**DO THIS**. Omit all images. Transcribe the rest of the material below exactly.

**GIVEN INFORMATION**.
——
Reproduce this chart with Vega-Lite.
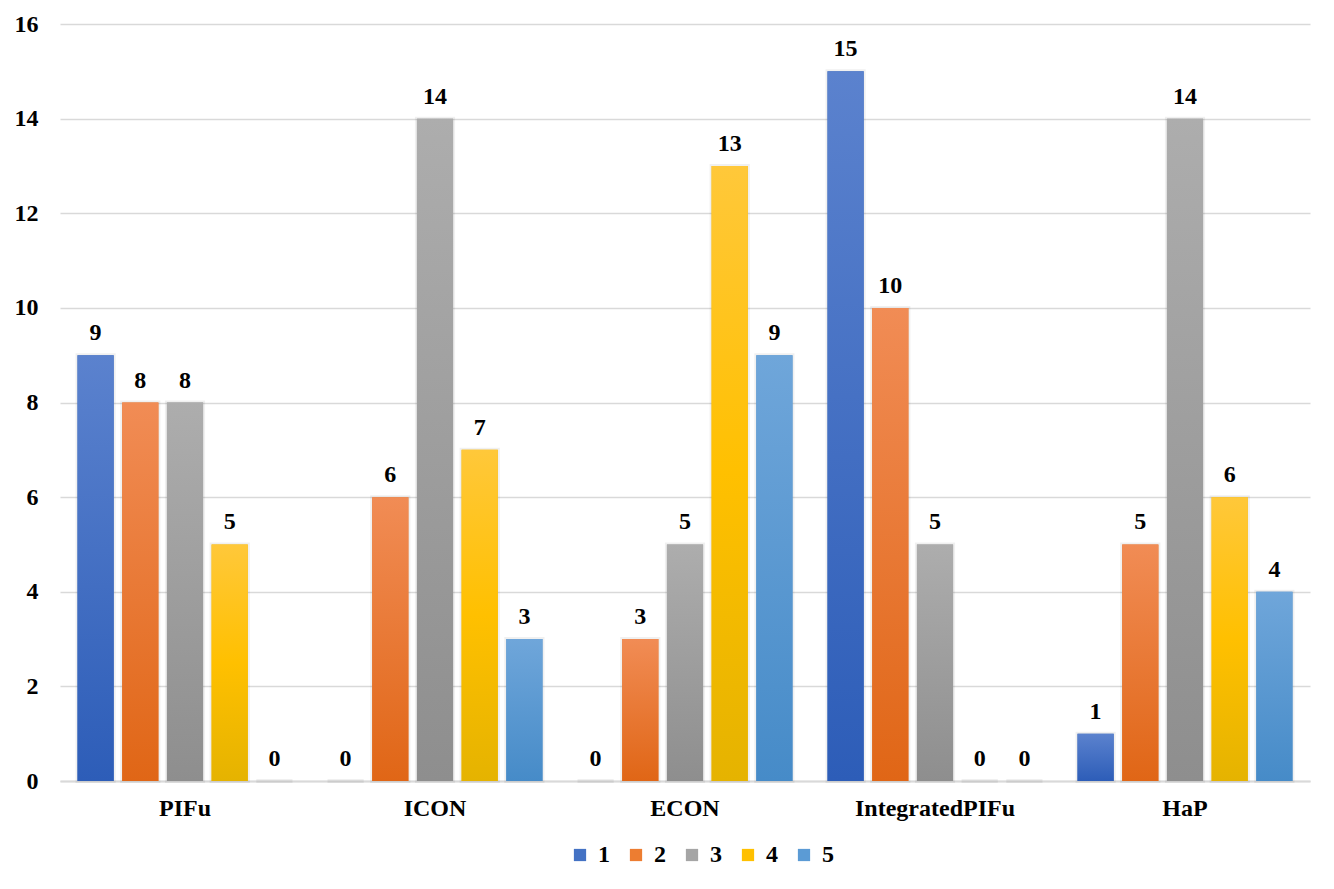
{
  "$schema": "https://vega.github.io/schema/vega-lite/v6.json",
  "autosize": {"type": "none"},
  "width": 1250,
  "height": 757,
  "padding": {"left": 60, "top": 24, "right": 24, "bottom": 108},
  "background": "white",
  "view": {"stroke": null},
  "data": {"values": [
    {"model": "PIFu", "series": "1", "value": 9},
    {"model": "PIFu", "series": "2", "value": 8},
    {"model": "PIFu", "series": "3", "value": 8},
    {"model": "PIFu", "series": "4", "value": 5},
    {"model": "PIFu", "series": "5", "value": 0},
    {"model": "ICON", "series": "1", "value": 0},
    {"model": "ICON", "series": "2", "value": 6},
    {"model": "ICON", "series": "3", "value": 14},
    {"model": "ICON", "series": "4", "value": 7},
    {"model": "ICON", "series": "5", "value": 3},
    {"model": "ECON", "series": "1", "value": 0},
    {"model": "ECON", "series": "2", "value": 3},
    {"model": "ECON", "series": "3", "value": 5},
    {"model": "ECON", "series": "4", "value": 13},
    {"model": "ECON", "series": "5", "value": 9},
    {"model": "IntegratedPIFu", "series": "1", "value": 15},
    {"model": "IntegratedPIFu", "series": "2", "value": 10},
    {"model": "IntegratedPIFu", "series": "3", "value": 5},
    {"model": "IntegratedPIFu", "series": "4", "value": 0},
    {"model": "IntegratedPIFu", "series": "5", "value": 0},
    {"model": "HaP", "series": "1", "value": 1},
    {"model": "HaP", "series": "2", "value": 5},
    {"model": "HaP", "series": "3", "value": 14},
    {"model": "HaP", "series": "4", "value": 6},
    {"model": "HaP", "series": "5", "value": 4}
  ]},
  "encoding": {
    "x": {
      "field": "model", "type": "nominal",
      "sort": ["PIFu", "ICON", "ECON", "IntegratedPIFu", "HaP"],
      "scale": {"paddingInner": 0.14, "paddingOuter": 0.07},
      "axis": {
        "title": null, "labelAngle": 0, "ticks": false,
        "domain": true, "domainColor": "#d9d9d9", "domainWidth": 2,
        "labelFont": "Liberation Serif", "labelFontWeight": "bold", "labelFontSize": 24,
        "labelColor": "#000000", "labelPadding": 15
      }
    },
    "xOffset": {
      "field": "series", "type": "nominal",
      "scale": {"domain": ["1", "2", "3", "4", "5"], "paddingInner": 0.19, "paddingOuter": 0}
    },
    "y": {
      "field": "value", "type": "quantitative",
      "scale": {"domain": [0, 16], "nice": false},
      "axis": {
        "title": null, "values": [0, 2, 4, 6, 8, 10, 12, 14, 16],
        "domain": false, "ticks": false,
        "grid": true, "gridColor": "#d9d9d9", "gridWidth": 1.5,
        "labelFont": "Liberation Serif", "labelFontWeight": "bold", "labelFontSize": 24,
        "labelColor": "#000000", "labelPadding": 22
      }
    }
  },
  "layer": [
    {
      "mark": {"type": "bar", "stroke": "#000000", "strokeOpacity": 0.06, "strokeWidth": 4},
      "encoding": {
        "color": {
          "field": "series", "type": "nominal",
          "scale": {
            "domain": ["1", "2", "3", "4", "5"],
            "range": ["#4472c4", "#ed7d31", "#a5a5a5", "#ffc000", "#5b9bd5"]
          },
          "legend": {
            "title": null, "orient": "none", "direction": "horizontal",
            "legendX": 508, "legendY": 819,
            "symbolType": "square", "symbolSize": 150, "symbolStrokeWidth": 0,
            "symbolOpacity": 1,
            "labelFont": "Liberation Serif", "labelFontWeight": "bold", "labelFontSize": 24,
            "labelColor": "#000000", "labelOffset": 6, "columnPadding": 14
          }
        }
      }
    },
    {
      "transform": [{"filter": "datum.series == '1'"}],
      "mark": {"type": "bar", "color": {"gradient": "linear", "x1": 0, "y1": 0, "x2": 0, "y2": 1, "stops": [{"offset": 0, "color": "#5b82ce"}, {"offset": 1, "color": "#2d5db8"}]}}
    },
    {
      "transform": [{"filter": "datum.series == '2'"}],
      "mark": {"type": "bar", "color": {"gradient": "linear", "x1": 0, "y1": 0, "x2": 0, "y2": 1, "stops": [{"offset": 0, "color": "#f18c55"}, {"offset": 1, "color": "#e06616"}]}}
    },
    {
      "transform": [{"filter": "datum.series == '3'"}],
      "mark": {"type": "bar", "color": {"gradient": "linear", "x1": 0, "y1": 0, "x2": 0, "y2": 1, "stops": [{"offset": 0, "color": "#adadad"}, {"offset": 1, "color": "#8e8e8e"}]}}
    },
    {
      "transform": [{"filter": "datum.series == '4'"}],
      "mark": {"type": "bar", "color": {"gradient": "linear", "x1": 0, "y1": 0, "x2": 0, "y2": 1, "stops": [{"offset": 0, "color": "#ffc83a"}, {"offset": 0.5, "color": "#ffc000"}, {"offset": 1, "color": "#e5b300"}]}}
    },
    {
      "transform": [{"filter": "datum.series == '5'"}],
      "mark": {"type": "bar", "color": {"gradient": "linear", "x1": 0, "y1": 0, "x2": 0, "y2": 1, "stops": [{"offset": 0, "color": "#6fa6da"}, {"offset": 1, "color": "#468bc8"}]}}
    },
    {
      "mark": {"type": "text", "baseline": "alphabetic", "dy": -15, "font": "Liberation Serif", "fontWeight": "bold", "fontSize": 24, "color": "#000000"},
      "encoding": {
        "text": {"field": "value", "type": "quantitative"}
      }
    }
  ]
}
——
**ANSWER**.
Reproduce this chart with Vega-Lite.
{
  "$schema": "https://vega.github.io/schema/vega-lite/v6.json",
  "autosize": {"type": "none"},
  "width": 1250,
  "height": 757,
  "padding": {"left": 60, "top": 24, "right": 24, "bottom": 108},
  "background": "white",
  "view": {"stroke": null},
  "data": {"values": [
    {"model": "PIFu", "series": "1", "value": 9},
    {"model": "PIFu", "series": "2", "value": 8},
    {"model": "PIFu", "series": "3", "value": 8},
    {"model": "PIFu", "series": "4", "value": 5},
    {"model": "PIFu", "series": "5", "value": 0},
    {"model": "ICON", "series": "1", "value": 0},
    {"model": "ICON", "series": "2", "value": 6},
    {"model": "ICON", "series": "3", "value": 14},
    {"model": "ICON", "series": "4", "value": 7},
    {"model": "ICON", "series": "5", "value": 3},
    {"model": "ECON", "series": "1", "value": 0},
    {"model": "ECON", "series": "2", "value": 3},
    {"model": "ECON", "series": "3", "value": 5},
    {"model": "ECON", "series": "4", "value": 13},
    {"model": "ECON", "series": "5", "value": 9},
    {"model": "IntegratedPIFu", "series": "1", "value": 15},
    {"model": "IntegratedPIFu", "series": "2", "value": 10},
    {"model": "IntegratedPIFu", "series": "3", "value": 5},
    {"model": "IntegratedPIFu", "series": "4", "value": 0},
    {"model": "IntegratedPIFu", "series": "5", "value": 0},
    {"model": "HaP", "series": "1", "value": 1},
    {"model": "HaP", "series": "2", "value": 5},
    {"model": "HaP", "series": "3", "value": 14},
    {"model": "HaP", "series": "4", "value": 6},
    {"model": "HaP", "series": "5", "value": 4}
  ]},
  "encoding": {
    "x": {
      "field": "model", "type": "nominal",
      "sort": ["PIFu", "ICON", "ECON", "IntegratedPIFu", "HaP"],
      "scale": {"paddingInner": 0.14, "paddingOuter": 0.07},
      "axis": {
        "title": null, "labelAngle": 0, "ticks": false,
        "domain": true, "domainColor": "#d9d9d9", "domainWidth": 2,
        "labelFont": "Liberation Serif", "labelFontWeight": "bold", "labelFontSize": 24,
        "labelColor": "#000000", "labelPadding": 15
      }
    },
    "xOffset": {
      "field": "series", "type": "nominal",
      "scale": {"domain": ["1", "2", "3", "4", "5"], "paddingInner": 0.19, "paddingOuter": 0}
    },
    "y": {
      "field": "value", "type": "quantitative",
      "scale": {"domain": [0, 16], "nice": false},
      "axis": {
        "title": null, "values": [0, 2, 4, 6, 8, 10, 12, 14, 16],
        "domain": false, "ticks": false,
        "grid": true, "gridColor": "#d9d9d9", "gridWidth": 1.5,
        "labelFont": "Liberation Serif", "labelFontWeight": "bold", "labelFontSize": 24,
        "labelColor": "#000000", "labelPadding": 22
      }
    }
  },
  "layer": [
    {
      "mark": {"type": "bar", "stroke": "#000000", "strokeOpacity": 0.06, "strokeWidth": 4},
      "encoding": {
        "color": {
          "field": "series", "type": "nominal",
          "scale": {
            "domain": ["1", "2", "3", "4", "5"],
            "range": ["#4472c4", "#ed7d31", "#a5a5a5", "#ffc000", "#5b9bd5"]
          },
          "legend": {
            "title": null, "orient": "none", "direction": "horizontal",
            "legendX": 508, "legendY": 819,
            "symbolType": "square", "symbolSize": 150, "symbolStrokeWidth": 0,
            "symbolOpacity": 1,
            "labelFont": "Liberation Serif", "labelFontWeight": "bold", "labelFontSize": 24,
            "labelColor": "#000000", "labelOffset": 6, "columnPadding": 14
          }
        }
      }
    },
    {
      "transform": [{"filter": "datum.series == '1'"}],
      "mark": {"type": "bar", "color": {"gradient": "linear", "x1": 0, "y1": 0, "x2": 0, "y2": 1, "stops": [{"offset": 0, "color": "#5b82ce"}, {"offset": 1, "color": "#2d5db8"}]}}
    },
    {
      "transform": [{"filter": "datum.series == '2'"}],
      "mark": {"type": "bar", "color": {"gradient": "linear", "x1": 0, "y1": 0, "x2": 0, "y2": 1, "stops": [{"offset": 0, "color": "#f18c55"}, {"offset": 1, "color": "#e06616"}]}}
    },
    {
      "transform": [{"filter": "datum.series == '3'"}],
      "mark": {"type": "bar", "color": {"gradient": "linear", "x1": 0, "y1": 0, "x2": 0, "y2": 1, "stops": [{"offset": 0, "color": "#adadad"}, {"offset": 1, "color": "#8e8e8e"}]}}
    },
    {
      "transform": [{"filter": "datum.series == '4'"}],
      "mark": {"type": "bar", "color": {"gradient": "linear", "x1": 0, "y1": 0, "x2": 0, "y2": 1, "stops": [{"offset": 0, "color": "#ffc83a"}, {"offset": 0.5, "color": "#ffc000"}, {"offset": 1, "color": "#e5b300"}]}}
    },
    {
      "transform": [{"filter": "datum.series == '5'"}],
      "mark": {"type": "bar", "color": {"gradient": "linear", "x1": 0, "y1": 0, "x2": 0, "y2": 1, "stops": [{"offset": 0, "color": "#6fa6da"}, {"offset": 1, "color": "#468bc8"}]}}
    },
    {
      "mark": {"type": "text", "baseline": "alphabetic", "dy": -15, "font": "Liberation Serif", "fontWeight": "bold", "fontSize": 24, "color": "#000000"},
      "encoding": {
        "text": {"field": "value", "type": "quantitative"}
      }
    }
  ]
}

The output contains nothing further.